As I said before, I personally use the lexical binding approach in the vast majority of cases. It does have a little more overhead since it needs to redefine the individual methods every time the workflow is executed. But, to me, the benefits far outweigh the costs. The fact that all of the moving parts are co-located makes it much easier to reason about. And, since it depends on lexical binding, all of the promise handlers, including .catch(), .finally(), and .done(), have easy access to the aggregated values.
Want to use code from this post? Check out the license.
Reader Comments
For me, there is one more drawback of the approach you call "Explicit Reduction". The functions are not defined now in the same lexical scope, which means they are intended to be somehow independent of each other. But relying on that object that is passed into each of them implicitly couples them all together. I consider it a code smell.
That's why I prefer your first approach, though continue to use all of them in different cases.

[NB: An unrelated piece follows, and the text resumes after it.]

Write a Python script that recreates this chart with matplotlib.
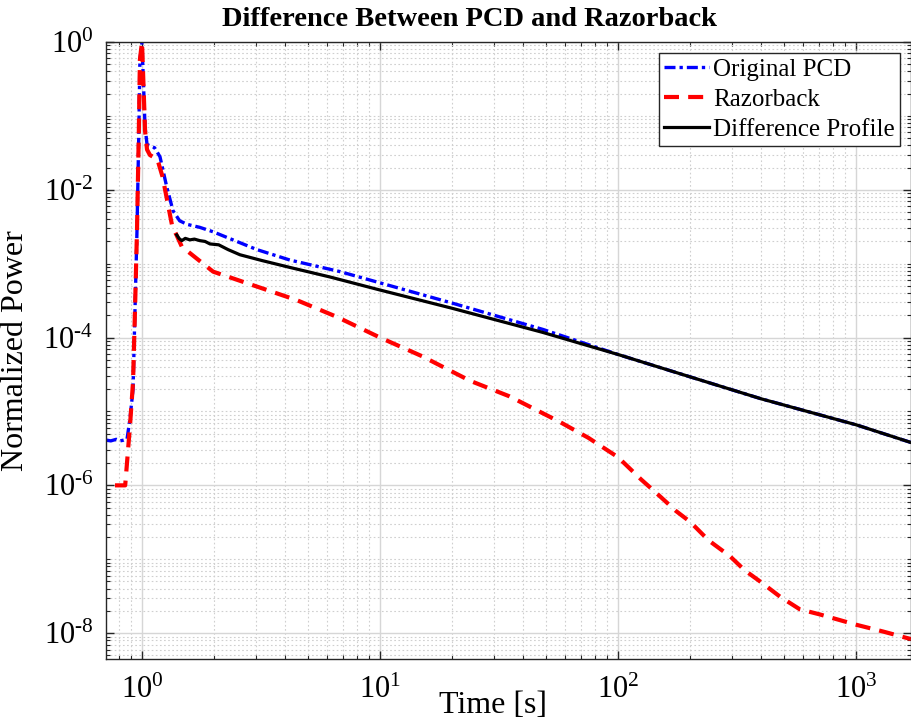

Thank you for that comparison!
I'm personally a huge fan of the AsyncJS (https://github.com/caolan/async) library and I use it all the time. I've found it to meet every scenario that I have ever had to code against. I wonder if you have considered it before writing this and what your thoughts are on it?
Great article as always.
@Anton,
I tend to agree, I certainly favor the first approach as well. I like that it keeps them all together. Though, one thing I've been thinking about is breaking out the workflow into its own object that does nothing but aggregate values and return a promise. Something like:
function DoSomethingWorkflow() { ... }
... where this object can have prototype methods that aggregate values on the instance. Then, I could use it like:
var promise = new DoSomethingWorkflow( userID ).execute();
But, that might be a lot more trouble than it's worth. I don't really know all that much about Object Oriented Programming ... so I think to think up little object-experiments like that.
@Villy,
I haven't tried async.js yet; but, I have heard nothing but good things about it. I'll put it on my list of things to investigate, thanks!